2. ENSEIRB and MATMECA merge to become ENSEIRB-MATMECA.

- 2010 : ENSEIRB-MATMECA is among the Mines-Telecom institute network.
- 2011 : The school confirms its membership to the AEROTECH network with other French Grandes Ecoles such as ENAC, Arts et Métiers ParisTech, Centrale Lyon and Centrale Nantes.

==Admissions==
As a Grande École, the school recruits the majority of the students after the selection made by the competitive examination which is the final step of two years of intensive Classes Préparatoires aux Grandes Écoles. Each department has its own required admission rank that is determined by the number of candidates that want to integrated the department. Other ways to integrate the school exist, some students are admitted to the school after the university or after two years of specific integrated preparatory classes at the Cycle Préparatoire Intégré de Bordeaux.

==Research and teaching==

=== Engineering Cursus ===

==== Electronic Track ====
The objective of the Electronic track is to train general electronics engineers, able to control electronic modules as well as design hardware and software systems.
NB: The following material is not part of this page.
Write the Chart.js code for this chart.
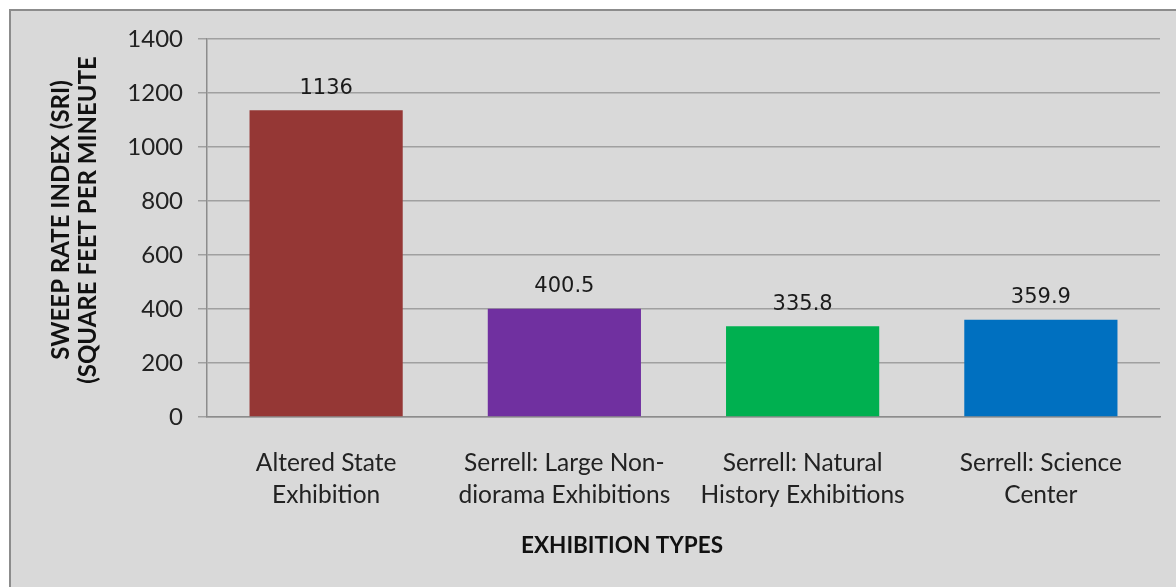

==== Computer Science Track ====
This track is covering all aspects of Computer Science, both in its theoretical and fundamental aspects.

==== Telecommunications ====
Covers all subjects related to telecommunications systems (design and development of hardware devices and software for telecommunications and networks, control of appropriate telecommunications and network systems, control architectures and distributed applications).
- The first year in this sector is a core discovery of Telecommunications systems.
- The second year is offering a panel of effective courses to define a coherent professional project.
- The third year is divided into four telecommunications main options : software engineering of telecommunication, networks and communicating embedded systems, digital systems engineering, communication systems.

==== Mathematical and mechanical specialty ====
Specialty mathematical modeling in mechanics (MATMECA) trains engineers in controlling large numerical simulation tools and computer. In the world of industry, many phenomenas from backgrounds or complex systems can be described using systems of equations with partial derivatives. Engineers are able to develop the necessary tools for this type of study and mastery of their use because they would have a good understanding of the physical and mechanical phenomena. They have also a very good knowledge of the great mathematical modeling approaches continuum ( solid mechanics and structures, fluid mechanics, waves and vibrations).

==Ranking==
ENSEIRB-MATMECA has a A rating among French Grandes Ecoles.

==Double degree==
The school offers several opportunities to achieve a Double Degree with international universities including Illinois Institute of Technology, Huazhong University of Science and Technology, Tomsk State University of Control Systems and Radio-electronics, University of Brasília.

== Robotics association ==
EIRBOT is the robotics association of ENSEIRB-MATMECA. The school's four departments create an ideal setting to build robots. EIRBOT's main goal is to participate to the French Robotics Cup, which is part of the Eurobot Open. The association has been designing and building robots from scratch since 2003 (before that, EIRBOT was known as the Robotics Club of ENSEIRB-MATMECA). Knowledge sharing between members is an essential value of the association. EIRBOT is also a cradle of ideas and projects. Loïc Dauphin, president of the association in 2013–2014, was recently awarded a price from INRIA for his Aversive++ project
, a generic multi microcontroller API, which he started as a project within the association with the help of Clément Lansmarie and some other members to program robots. This project is now supported by INRIA.

In 2015/2016, EIRBOT's sponsors are: ENSEIRB-MATMECA Bordeaux Graduate School, Elsys Design, Bear and Armadeus.